Dhanna Singh (ਧੰਨਾ ਸਿੰਘ Dha°nā Si°gh; 1888–1923) was a Sikh revolutionary and part of the Babbar Akali movement for India's freedom from British rule. He died on October 26, 1923, while resisting arrest during his own suicide bombing; the bomb killed seven officers.

== Biography ==

=== Birth ===
Dhanna Singh was born in Behbalpur in the Hoshiarpur district of Punjab, India. He belonged to the Nagra Jatt caste. His father's name was Indar Singh, and he was born into a poor rural family. As a child, he learned Punjabi and Urdu at the village school..

=== Babbar Akali Movement ===
In his youth, Dhanna Singh was influenced by Karam Singh of Daulatpur, leader of the Chakravarti Shaheedi Jatha (Chakravarti means 'Ever Moving' and Shaheedi means 'martyrdom'). In March 1921 he helped organize the Jathas major divans at Mahalpur and then again in October 1921 at Kukkar Muzara. Dhanna Singh's associates included Banta Singh Dhamiyan, Karam Singh, and Udai Singh.

Dhanna was assigned to murder Arjan Singh, a patwari (land record officer), who had caused the arrest of Master Mota Singh in June 1922. With the help of Buta Singh and Sadha Singh of Pandori Nijijhrari, he attempted to murder Arjan Singh.

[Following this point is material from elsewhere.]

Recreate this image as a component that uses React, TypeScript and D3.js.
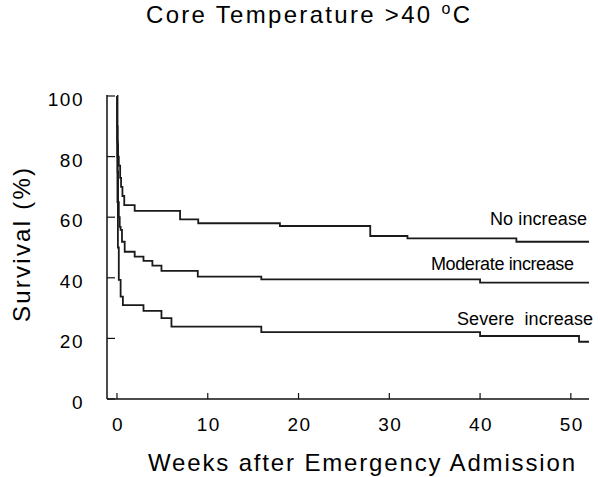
import React from "react";
import * as d3 from "d3";

const title = "Core Temperature >40 ";
const titleSup = "o";
const titleUnit = "C";
const xTitle = "Weeks after Emergency Admission";
const yTitle = "Survival (%)";
const xTicks = [0, 10, 20, 30, 40, 50];
const yTicks = [0, 20, 40, 60, 80, 100];

const noIncrease: [number, number][] = [
  [0, 100], [0.04, 90], [0.08, 84], [0.12, 80], [0.2, 77], [0.35, 73], [0.45, 70],
  [0.6, 67], [0.8, 64], [1.95, 62.1], [6.95, 59.3], [8.95, 58.0], [17.95, 57.1],
  [27.9, 53.8], [32.0, 53.0], [44.0, 51.9], [52, 51.9],
];
const moderateIncrease: [number, number][] = [
  [0, 100], [0.03, 85], [0.07, 75], [0.12, 65], [0.2, 60], [0.3, 56.8], [0.4, 55.8],
  [0.55, 51.9], [0.85, 48.6], [1.95, 47.0], [2.92, 45.6], [3.9, 44.0], [4.9, 42.3],
  [8.9, 40.4], [15.9, 39.5], [40.0, 38.4], [52, 38.4],
];
const severeIncrease: [number, number][] = [
  [0, 100], [0.02, 80], [0.05, 65], [0.1, 50], [0.2, 39.3], [0.4, 33.8], [0.65, 31.0],
  [2.92, 29.1], [4.9, 26.7], [6.0, 23.9], [15.9, 22.1], [40, 20.8], [50.9, 18.9], [52, 18.9],
];
const seriesLabels = ["No increase", "Moderate increase", "Severe  increase"];

export default function App() {
  const x = d3.scaleLinear().domain([-1.1, 52]).range([107, 589]);
  const y = d3.scaleLinear().domain([0, 100]).range([399, 96]);
  const line = d3
    .line<[number, number]>()
    .x((d) => x(d[0]))
    .y((d) => y(d[1]))
    .curve(d3.curveStepAfter);
  const font = "'Liberation Sans', Arial, Helvetica, sans-serif";
  const series = [noIncrease, moderateIncrease, severeIncrease];
  const labelPos = [
    { x: 490, y: 225, len: 97 },
    { x: 431, y: 270, len: 143 },
    { x: 457, y: 325, len: 136 },
  ];
  return (
    <svg
      width={600}
      height={477}
      style={{ position: "absolute", left: 0, top: 0, background: "#fff" }}
      fontFamily={font}
    >
      <rect x={0} y={0} width={600} height={477} fill="#fff" />
      <text x={146} y={23} fontSize={24} textLength={324} lengthAdjust="spacing" fill="#000">
        {title}
        <tspan fontSize={16} dy={-9}>{titleSup}</tspan>
        <tspan dy={9}>{titleUnit}</tspan>
      </text>
      {/* axes */}
      <line x1={107} x2={107} y1={y(100) - 1} y2={399} stroke="#111" strokeWidth={1.5} />
      <line x1={107} x2={589} y1={399} y2={399} stroke="#111" strokeWidth={1.5} />
      {yTicks.map((t) => (
        <g key={"y" + t}>
          <line x1={107} x2={115} y1={y(t)} y2={y(t)} stroke="#111" strokeWidth={1.2} />
          <text x={84} y={y(t) + 10} fontSize={19} textAnchor="end" letterSpacing={1.5} fill="#000">
            {t}
          </text>
        </g>
      ))}
      {xTicks.map((t) => (
        <g key={"x" + t}>
          <line x1={x(t)} x2={x(t)} y1={399} y2={393} stroke="#111" strokeWidth={1.2} />
          <text x={x(t) + 1} y={431} fontSize={19} textAnchor="middle" letterSpacing={1.5} fill="#000">
            {t}
          </text>
        </g>
      ))}
      <text x={148} y={471} fontSize={24} textLength={427} lengthAdjust="spacing" fill="#000">
        {xTitle}
      </text>
      <text
        transform="translate(30,245) rotate(-90)"
        x={-77}
        y={0}
        fontSize={24}
        textLength={154}
        lengthAdjust="spacing"
        fill="#000"
      >
        {yTitle}
      </text>
      {series.map((s, i) => (
        <path key={i} d={line(s) || ""} fill="none" stroke="#1a1a1a" strokeWidth={1.8} />
      ))}
      {seriesLabels.map((l, i) => (
        <text
          key={l}
          x={labelPos[i].x}
          y={labelPos[i].y}
          fontSize={18}
          textLength={labelPos[i].len}
          lengthAdjust="spacing"
          style={{ whiteSpace: "pre" }}
          fill="#000"
        >
          {l}
        </text>
      ))}
    </svg>
  );
}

Dhanna Singh was also involved in the murders of Buta, lambardar of Narigal Shaman, Hazara Singh of Bahibalpur, and Labh Singh, a mistri (master craftsman) of Garhsharikar, who had Kishan Singh Gargajj arrested in February 1923.

==== Murder of Buta Singh ====
Dhanna Singh, Banta Singh from Dhamian, and Santa Singh were armed with pistols. Banta Singh had a bomb, and the rest had various bladed weapons. On reaching Buta Singh's house, Dhanna and Banta Singh scaled the wall of the courtyard. Buta Singh was in the courtyard and challenged them both. They jumped down from the wall. Buta Singh went to the roof of the house. The door was forced open by the two Babbars, and Dhanna Singh fired two shots at him. Buta Singh fell off the roof into an adjoining courtyard. Surjan Singh Chobara and Ram Singh (Ram Chand) were sleeping. Surjan Singh tried to plead for his life, but Dhanna struck him with his chhavi.

==== Murder of Hazara Singh ====
Near the end of March 1923, Hazara Singh, lambardar of Bebbalpur (Hoshiarpur), was murdered by Dhanna Singh. After killing Hazara Singh, he went to the police station to inform them through a poster that Hazara Singh of Behbalpur had been murdered by Dhanna Singh Babbar.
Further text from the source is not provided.